The phrase ‘civic engagement’ itself is a great example of just how much language matters. When given a list of 6 specific types of civic engagement options (community service, indirect and direct political involvement, etc.) 87% of youth and 89% of children are interested in at least one.

However, when we asked if they are interested in ‘civic engagement’ only 69% of youth say ‘yes’ and 42% of children (12- to 15-year-olds) say they do not know what the phrase ‘civic engagement’ means.

Whether the phrase ‘civic engagement’ has less positive connotations, or is just simply not part of their vocabulary, inviting young people to participate works best when they are provided with details about the specific kind of involvement, or the invitation is framed as a way that will lead to solving problems and making a difference in their communities.

Not all young people in Canada have an opportunity to participate in civic engagement, even at a local level and even if they feel it is important. 

Interest in civic engagement opportunities is strong, but less than half of youth are currently involved (42%). Interestingly, involvement among children is higher, closer to two-thirds, suggesting that involvement wavers as youth pass through high school.

It’s likely that, as young people grow older, time and cost pressures (the two biggest barriers to involvement) become more of a factor, as youth may need to find a part time job to cover expenses at home, save for post-secondary education, or have other responsibilities that occupy their time.

Another barrier that seems to grow as young people get older is related to confidence. Three quarters of youth (and two thirds of children) say they don’t feel qualified for opportunities they’ve heard of or know about. 63% of youth (and 51% of children) don’t feel welcome to participate in civic engagement activities.

Combatting these perceptions (as well as cost and time barriers) will be important steps to increasing the number of youth who become civically engaged.

Given the gap between the number of young people who are interested vs. those who are currently involved, there is a clear opportunity for growth within the youth civic engagement programming space.

One area with growth potential is showcasing the connection between grassroots organizations and institutions.

Young people tend to gravitate towards grassroots involvement, like volunteering in their community or getting involved with a non-profit, rather than other forms of civic involvement such as pushing for new legislation or changes in government policy.

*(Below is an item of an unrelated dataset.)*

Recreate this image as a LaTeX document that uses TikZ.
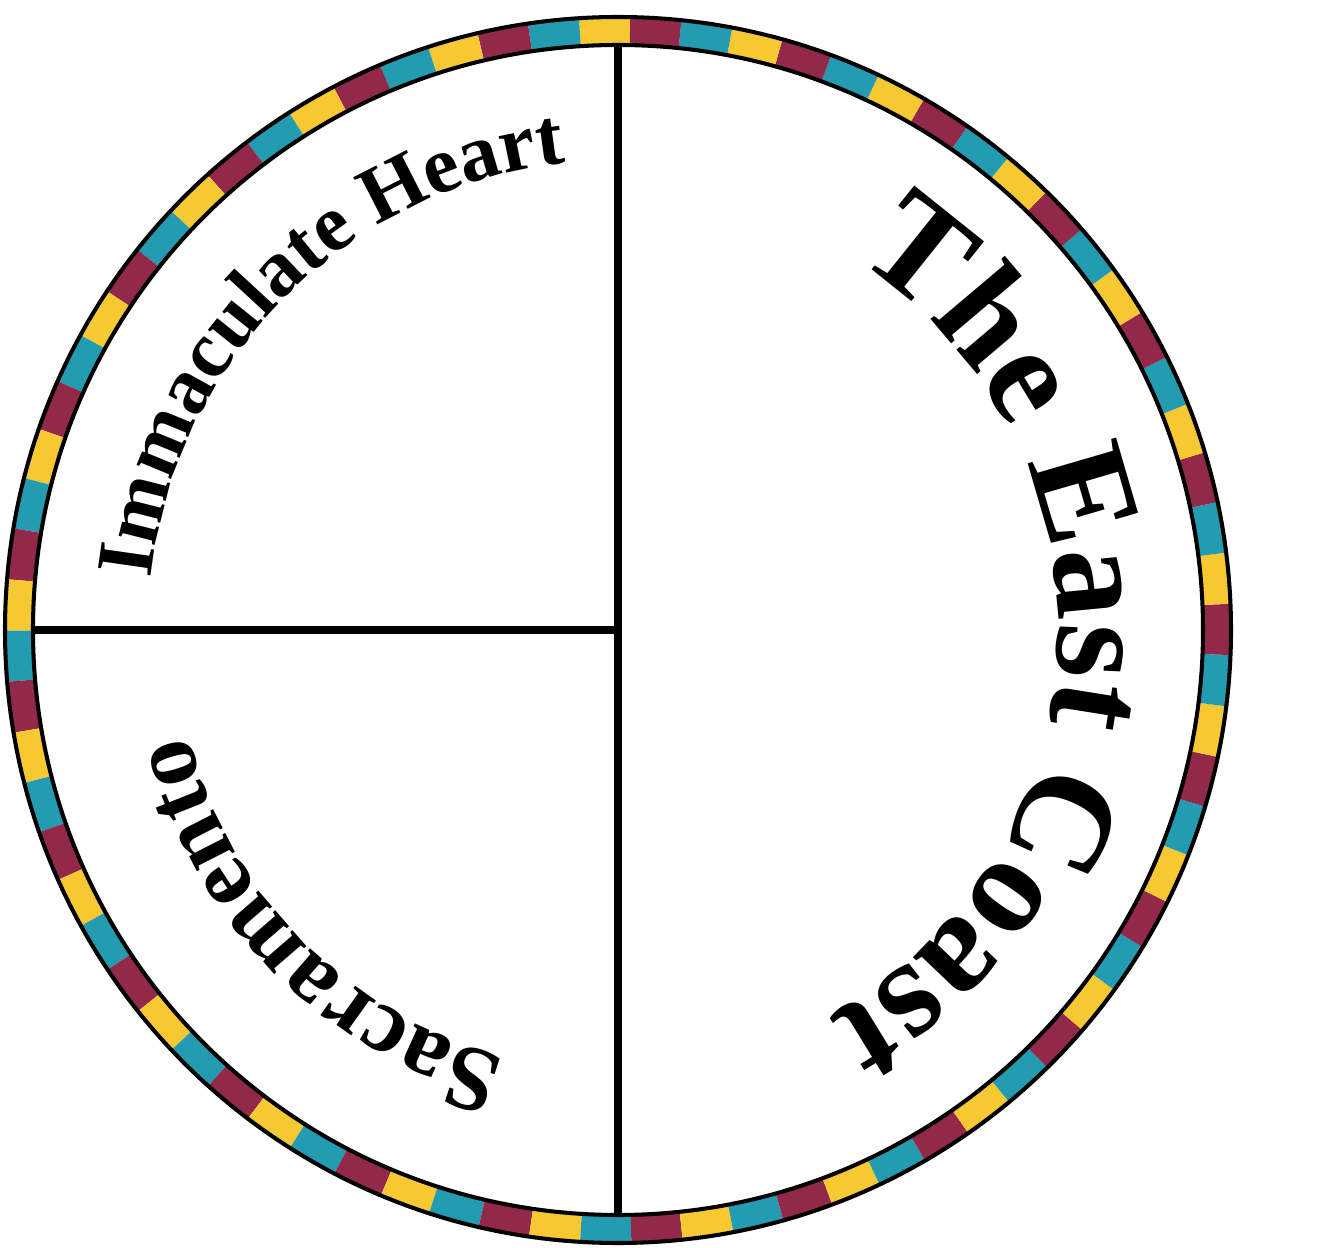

When youth are given the choice between these two types, grassroots involvement wins out two to one.

Young people perceive grassroots involvement as more “accessible”, “flexible” and “less encumbered by rules”, making it easier to see the impact of their service.

As one young person put it, “I think that a big motivating factor of wanting to change the world or impact the world is actually seeing that change or impact take place. Institutionally, even once a person can get to a point where they are able to make a difference or enact change, they may not be able to see the impact firsthand.”

But ask a young person which option is more effective at making change and the options are tied.

In the words of young people themselves, “both categories are important and are co-dependent. Without the grassroots, the institution does not have the advocacy and without the institution, the grassroots does not have the scale or reach”.

Young Canadians are intrigued by making change within institutions and see the value in this participation but are not yet gravitating towards it. Opportunities and programs that increase the accessibility of this type of engagement and expose young people to these avenues for change will be met with a welcome interest. This is a great path to explore when looking for ways to engage more young people in civic engagement.

Finally, to gain experience on the path to becoming civically engaged, young people are seeking an in-person, hands-on experience where they can begin to see the positive consequences of their actions.

68% of youth (55% of children) are interested in a project or initiative that would make a difference in their community. 61% of youth (44% of children) are interested in a multi-day conference or workshop offered once per year56% of youth (48% of children) are interested in a national peer-to-peer network.

Within any of these programs, youth are looking for in-person opportunities that allow them to engage in hands-on and up close and personal opportunities that bring young people together.

As said by a young person with civic engagement experience, “In-person allows for a more immersive and hands-on learning experience. In general, community building is better facilitated when participants are able to meet face-to-face.”

The opportunity to practice skills in a supportive setting and learn from mentors and peers is the most effective approach to drawing young people in and allowing them to see their continued civic engagement impact post-program.


The area of youth and child civic engagement is an ever-growing space, and one with lots of future potential. While youth of today have experienced a number of events in the last few years that have increased the need to experience this potential, also it has also exposed them to the limitations of engagement that exist. And it has changed how one can become involved in their community with the rise of new opportunities and the wind down of others.

Through all of this, young people show great promise for the future. This newer generation’s desire to help their community is clear, and they are ready to do the work to learn and get involved.

We need to take advantage of this motivation by working to eliminate barriers, create a welcoming invitation, facilitate learning in a way that supports young people where they are at, and empower them to make a difference long after the experience is over.

Click here to learn more about this work, and other Forum for Young Canadians research.


The Youth Survey was conducted online, from November 26 to December 21, 2021, fielded to n=1,750 Canadian residents aged 16-24. The margin of error for a comparable probability-based random sample of the same size is +/- 2.34%, 19 times out of 20.

The Child Survey was conducted online, from November 26 to December 3, 2021, fielded to n=700 Canadian residents aged 12-15 (through their parents). The margin of error for a comparable probability-based random sample of the same size is +/- 3.7%, 19 times out of 20.

The data were weighted according to census data to ensure that the sample matched Canada’s population according to age, gender, educational attainment, and region. Totals may not add up to 100 due to rounding.

This survey was commissioned by the Rideau Hall Foundation.